Write out the material exactly. Do not include the pictures.

* Start Source excerpt *

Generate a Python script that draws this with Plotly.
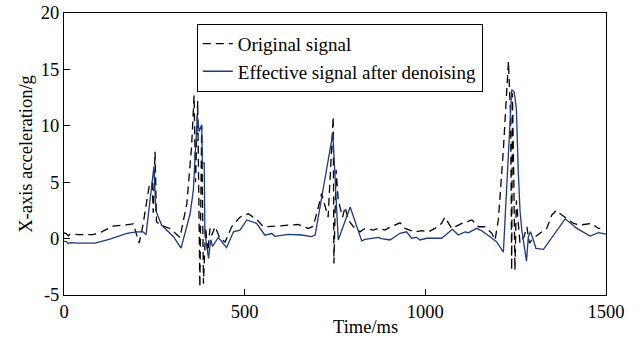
import plotly.graph_objects as go

# Original signal (dashed black)
orig_t = [0, 6, 12, 17, 40, 81, 104, 136, 164, 192, 208, 218, 236, 244, 247, 252, 256, 266, 293, 321,
          340, 353, 360, 364, 370, 376, 381, 386, 392, 398, 404, 409, 418, 432, 446, 464, 487, 510, 533,
          552, 584, 648, 676, 690, 704, 713, 731, 745, 747, 753, 759, 771, 778, 787, 801, 819, 833, 856,
          870, 888, 902, 916, 930, 944, 971, 990, 1008, 1027, 1045, 1054, 1073, 1101, 1129, 1148, 1165,
          1184, 1193, 1202, 1216, 1230, 1236, 1239, 1241, 1245, 1248, 1252, 1257, 1262, 1273, 1281, 1288,
          1299, 1317, 1336, 1350, 1363, 1373, 1387, 1410, 1428, 1460, 1479, 1484]
orig_v = [0.5, 0.45, 0.25, 0.4, 0.35, 0.35, 0.6, 1.1, 1.2, 1.3, -0.4, 1.1, 4.7, 5.0, 2.3, 7.7, 1.5, 1.2, 0.9, 0.1,
          3.1, 8.1, 12.7, 5.0, 12.2, -4.3, 10.0, -4.0, 1.0, -1.2, 0.9, 0.3, 1.05, 0.0, -0.3, 1.05, 1.9, 2.2, 1.7,
          1.05, 1.1, 1.25, 0.9, 1.1, 2.8, 4.0, 1.9, 10.8, -2.2, 6.1, 3.4, 1.9, 2.8, 1.65, 1.05, 0.6, 0.9, 0.76,
          0.9, 0.76, 1.0, 1.2, 1.4, 0.9, 0.6, 0.7, 0.6, 0.9, 1.35, 1.9, 0.9, 1.35, 1.65, 1.05, 1.05,
          0.47, -0.12, 1.65, 7.9, 15.7, 10.8, -2.8, 12.9, 4.9, -2.8, 3.4, 1.35, -0.4, 0.17, 1.05, -0.4,
          0.03, 0.47, 0.9, 2.1, 2.5, 2.2, 1.9, 1.35, 1.2, 1.35, 0.9, 0.9]

# Effective signal after denoising (blue)
eff_t = [0, 7, 12, 17, 40, 86, 127, 174, 201, 219, 227, 249, 254, 270, 303, 324, 349, 358, 369, 374, 381,
         383, 388, 390, 400, 406, 411, 427, 450, 464, 469, 487, 506, 533, 556, 575, 584, 621, 658, 685, 695,
         744, 759, 792, 824, 833, 870, 879, 902, 916, 930, 948, 962, 976, 985, 1004, 1045, 1075, 1091, 1110,
         1119, 1142, 1156, 1179, 1197, 1216, 1239, 1246, 1252, 1257, 1262, 1267, 1280, 1285, 1291, 1299, 1306,
         1327, 1345, 1387, 1419, 1456, 1479, 1500]
eff_v = [-0.25, -0.27, -0.45, -0.35, -0.4, -0.4, -0.05, 0.47, 0.6, 0.6, 0.35, 6.4, 2.5, 1.2, 0.17, -0.85, 2.2, 4.3,
         10.9, 9.5, 10.1, 6.7, 6.7, 0.47, -1.75, -0.1, -0.7, 0.1, -0.8, 0.2, 0.6, 0.75, 1.65, 1.35, 0.3, 0.45,
         0.2, 0.38, 0.32, 0.17, 0.32, 9.3, -0.12, 2.8, -0.2, -0.07, 0.1, 0.0, -0.12, 0.17, 0.47, 0.6, 0.03, 0.11,
         -0.12, 0.03, 0.03, 0.82, 0.32, 0.6, 0.52, 0.91, 0.7, 0.17, -0.27, -1.2, 13.2, 13.0, 11.5, 6.1, 2.5, 0.76,
         -2.0, 0.17, 0.6, -0.12, -0.86, -0.95, -0.12, 1.75, 0.91, 0.23, 0.52, 0.4]

x_ticks = [0, 500, 1000, 1500]
y_ticks = [-5, 0, 5, 10, 15, 20]
y_tick_text = ["-5", "0", "5", "10", "15", "20"]

FONT = "Times New Roman, Liberation Serif, serif"
FS = 18.5

fig = go.Figure()
fig.add_trace(go.Scatter(x=orig_t, y=orig_v, mode="lines", name="Original signal",
                         line=dict(color="black", width=1.3, dash="8px,5px")))
fig.add_trace(go.Scatter(x=eff_t, y=eff_v, mode="lines", name="Effective signal after denoising",
                         line=dict(color="#1b3a80", width=1.3)))

axis_common = dict(showgrid=False, zeroline=False, showline=True, linecolor="black", linewidth=1,
                   mirror=True, ticks="inside", ticklen=6, tickcolor="black", automargin=False,
                   ticklabeloverflow="allow",
                   tickfont=dict(family=FONT, size=FS, color="black"))

fig.update_layout(
    width=641, height=341,
    margin=dict(l=64, r=35, t=13, b=46),
    paper_bgcolor="white", plot_bgcolor="white",
    font=dict(family=FONT, size=FS, color="black"),
    xaxis=dict(range=[0, 1500], tickvals=x_ticks, **axis_common),
    yaxis=dict(range=[-5, 20], tickvals=y_ticks, ticktext=y_tick_text,
               title=dict(text="X-axis acceleration/g", font=dict(family=FONT, size=FS), standoff=3),
               **axis_common),
    legend=dict(x=0.245, y=0.962, xanchor="left", yanchor="top", bgcolor="white",
                bordercolor="black", borderwidth=1, font=dict(family=FONT, size=19)),
    showlegend=True,
)
fig.add_annotation(text="Time/ms", xref="paper", yref="paper", x=0.557, y=-0.07,
                   xanchor="center", yanchor="top", showarrow=False,
                   font=dict(family=FONT, size=FS, color="black"))

fig.write_html("out.html", config={"displayModeBar": False},
               post_script="document.body.style.margin='0px';document.body.style.overflow='hidden';")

* End Source excerpt *

■ The result ■
Generate a Python script that draws this with Plotly.
import plotly.graph_objects as go

# Original signal (dashed black)
orig_t = [0, 6, 12, 17, 40, 81, 104, 136, 164, 192, 208, 218, 236, 244, 247, 252, 256, 266, 293, 321,
          340, 353, 360, 364, 370, 376, 381, 386, 392, 398, 404, 409, 418, 432, 446, 464, 487, 510, 533,
          552, 584, 648, 676, 690, 704, 713, 731, 745, 747, 753, 759, 771, 778, 787, 801, 819, 833, 856,
          870, 888, 902, 916, 930, 944, 971, 990, 1008, 1027, 1045, 1054, 1073, 1101, 1129, 1148, 1165,
          1184, 1193, 1202, 1216, 1230, 1236, 1239, 1241, 1245, 1248, 1252, 1257, 1262, 1273, 1281, 1288,
          1299, 1317, 1336, 1350, 1363, 1373, 1387, 1410, 1428, 1460, 1479, 1484]
orig_v = [0.5, 0.45, 0.25, 0.4, 0.35, 0.35, 0.6, 1.1, 1.2, 1.3, -0.4, 1.1, 4.7, 5.0, 2.3, 7.7, 1.5, 1.2, 0.9, 0.1,
          3.1, 8.1, 12.7, 5.0, 12.2, -4.3, 10.0, -4.0, 1.0, -1.2, 0.9, 0.3, 1.05, 0.0, -0.3, 1.05, 1.9, 2.2, 1.7,
          1.05, 1.1, 1.25, 0.9, 1.1, 2.8, 4.0, 1.9, 10.8, -2.2, 6.1, 3.4, 1.9, 2.8, 1.65, 1.05, 0.6, 0.9, 0.76,
          0.9, 0.76, 1.0, 1.2, 1.4, 0.9, 0.6, 0.7, 0.6, 0.9, 1.35, 1.9, 0.9, 1.35, 1.65, 1.05, 1.05,
          0.47, -0.12, 1.65, 7.9, 15.7, 10.8, -2.8, 12.9, 4.9, -2.8, 3.4, 1.35, -0.4, 0.17, 1.05, -0.4,
          0.03, 0.47, 0.9, 2.1, 2.5, 2.2, 1.9, 1.35, 1.2, 1.35, 0.9, 0.9]

# Effective signal after denoising (blue)
eff_t = [0, 7, 12, 17, 40, 86, 127, 174, 201, 219, 227, 249, 254, 270, 303, 324, 349, 358, 369, 374, 381,
         383, 388, 390, 400, 406, 411, 427, 450, 464, 469, 487, 506, 533, 556, 575, 584, 621, 658, 685, 695,
         744, 759, 792, 824, 833, 870, 879, 902, 916, 930, 948, 962, 976, 985, 1004, 1045, 1075, 1091, 1110,
         1119, 1142, 1156, 1179, 1197, 1216, 1239, 1246, 1252, 1257, 1262, 1267, 1280, 1285, 1291, 1299, 1306,
         1327, 1345, 1387, 1419, 1456, 1479, 1500]
eff_v = [-0.25, -0.27, -0.45, -0.35, -0.4, -0.4, -0.05, 0.47, 0.6, 0.6, 0.35, 6.4, 2.5, 1.2, 0.17, -0.85, 2.2, 4.3,
         10.9, 9.5, 10.1, 6.7, 6.7, 0.47, -1.75, -0.1, -0.7, 0.1, -0.8, 0.2, 0.6, 0.75, 1.65, 1.35, 0.3, 0.45,
         0.2, 0.38, 0.32, 0.17, 0.32, 9.3, -0.12, 2.8, -0.2, -0.07, 0.1, 0.0, -0.12, 0.17, 0.47, 0.6, 0.03, 0.11,
         -0.12, 0.03, 0.03, 0.82, 0.32, 0.6, 0.52, 0.91, 0.7, 0.17, -0.27, -1.2, 13.2, 13.0, 11.5, 6.1, 2.5, 0.76,
         -2.0, 0.17, 0.6, -0.12, -0.86, -0.95, -0.12, 1.75, 0.91, 0.23, 0.52, 0.4]

x_ticks = [0, 500, 1000, 1500]
y_ticks = [-5, 0, 5, 10, 15, 20]
y_tick_text = ["-5", "0", "5", "10", "15", "20"]

FONT = "Times New Roman, Liberation Serif, serif"
FS = 18.5

fig = go.Figure()
fig.add_trace(go.Scatter(x=orig_t, y=orig_v, mode="lines", name="Original signal",
                         line=dict(color="black", width=1.3, dash="8px,5px")))
fig.add_trace(go.Scatter(x=eff_t, y=eff_v, mode="lines", name="Effective signal after denoising",
                         line=dict(color="#1b3a80", width=1.3)))

axis_common = dict(showgrid=False, zeroline=False, showline=True, linecolor="black", linewidth=1,
                   mirror=True, ticks="inside", ticklen=6, tickcolor="black", automargin=False,
                   ticklabeloverflow="allow",
                   tickfont=dict(family=FONT, size=FS, color="black"))

fig.update_layout(
    width=641, height=341,
    margin=dict(l=64, r=35, t=13, b=46),
    paper_bgcolor="white", plot_bgcolor="white",
    font=dict(family=FONT, size=FS, color="black"),
    xaxis=dict(range=[0, 1500], tickvals=x_ticks, **axis_common),
    yaxis=dict(range=[-5, 20], tickvals=y_ticks, ticktext=y_tick_text,
               title=dict(text="X-axis acceleration/g", font=dict(family=FONT, size=FS), standoff=3),
               **axis_common),
    legend=dict(x=0.245, y=0.962, xanchor="left", yanchor="top", bgcolor="white",
                bordercolor="black", borderwidth=1, font=dict(family=FONT, size=19)),
    showlegend=True,
)
fig.add_annotation(text="Time/ms", xref="paper", yref="paper", x=0.557, y=-0.07,
                   xanchor="center", yanchor="top", showarrow=False,
                   font=dict(family=FONT, size=FS, color="black"))

fig.write_html("out.html", config={"displayModeBar": False},
               post_script="document.body.style.margin='0px';document.body.style.overflow='hidden';")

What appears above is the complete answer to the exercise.